Les chiffres français sont bien inférieurs à ceux de pays comme le Royaume uni ou l’Allemagne. Une impasse migratoire accentuée par les difficultés rencontrées pour renvoyer les citoyens de certains pays comme l’Algérie. «Le blocage des expulsions, point épineux des relations franco-algériennes», titrait le quotidien de gauche français «Libération» le 10 octobre dernier, lors de la visite à Alger d’Elisabeth Borne.

Les dangers politiques d’une «Marche Blanche»

Faut-il relier le meurtre de Lola à cette réalité migratoire que la France a le plus grand à affronter? Non. L’itinéraire de la jeune femme suspecte, qui a passé une partie de son enfance en banlieue parisienne à Bry-sur-Marne, n’est pas comparable à celui des mineurs abandonnés qui errent de squares en squares dans la capitale. L’enquête policière n’a pas non plus fourni tous les éléments pour comprendre le déroulement de cette effroyable tuerie.

Le fait qu’une «marche blanche» soit en revanche envisagée dans la capitale, et qu’elle soit exploitée par les dénonciateurs habituels des méfaits de l’immigration clandestine, est en revanche une donnée susceptible de faire monter la température sociale dans un pays tourmenté par les grèves et de plus en plus fracturé. Une première manifestation de soutien organisée à Paris en mémoire de Lola aura déjà lieu ce jeudi. Eric Zemmour, comme Marine Le Pen, sont annoncés. Des élus de droite pourraient aussi en être, malgré les distances prises par la famille avec cette surenchère politique.
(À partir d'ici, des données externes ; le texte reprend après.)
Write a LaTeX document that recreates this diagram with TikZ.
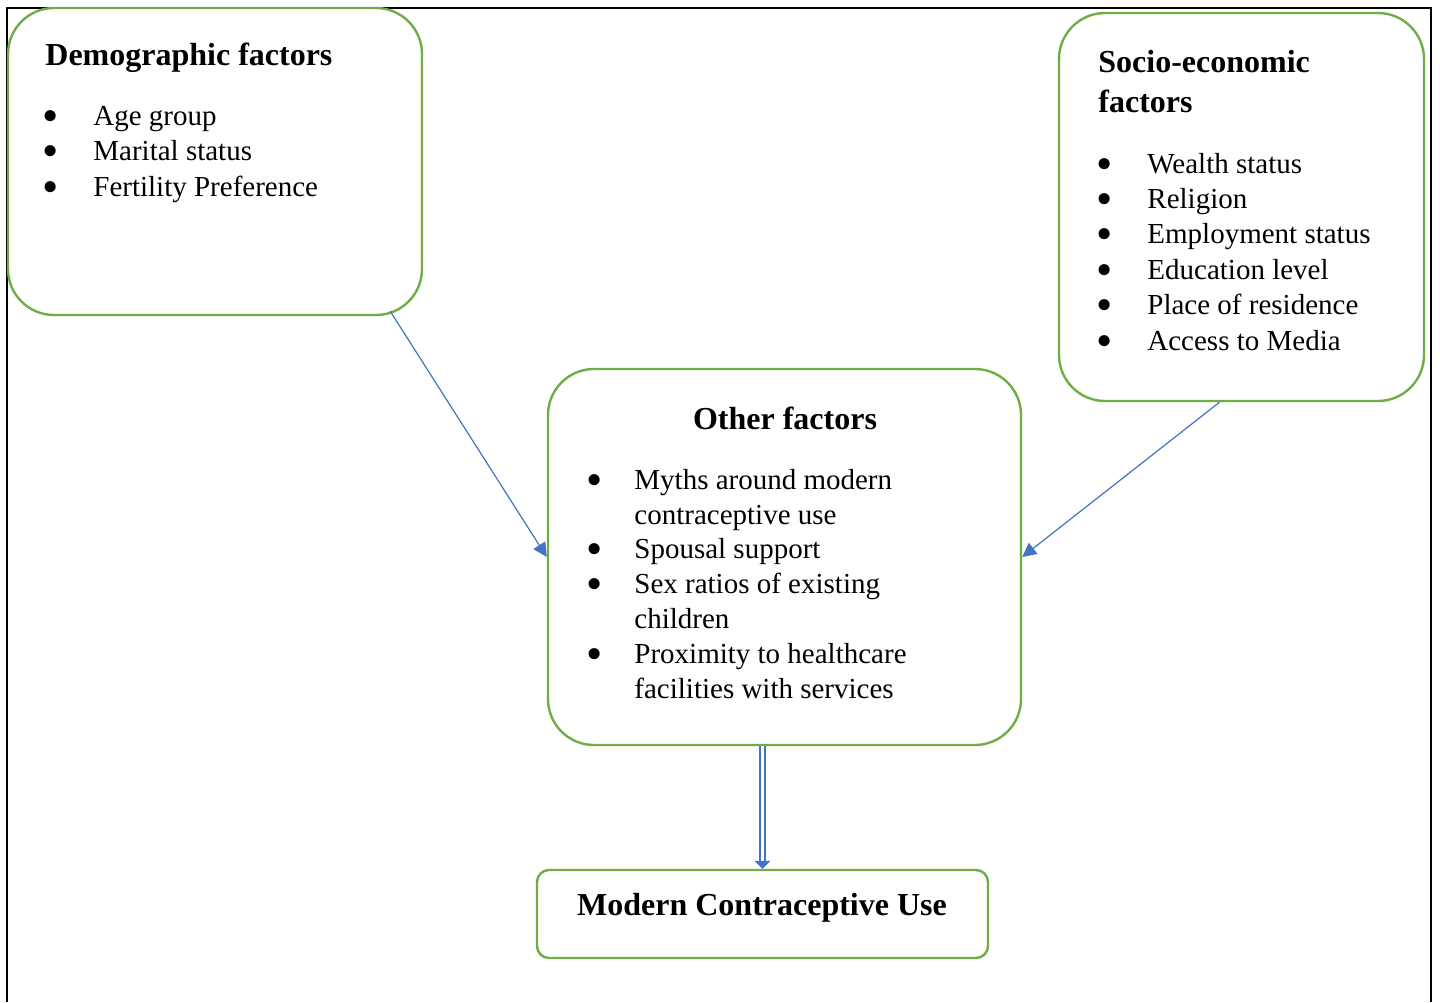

Lola avait 12 ans. L’engrenage fatal qui lui a coûté la vie dans des conditions atroces est aujourd’hui l’otage de polémiques que le gouvernement français ne peut ni ignorer, ni calmer, vue l’ampleur du malaise national autour de l’immigration. Cette tragédie française vient, vendredi 14 octobre, dans une résidence du 19e arrondissement de Paris, d’incendier encore plus le climat politique ambiant.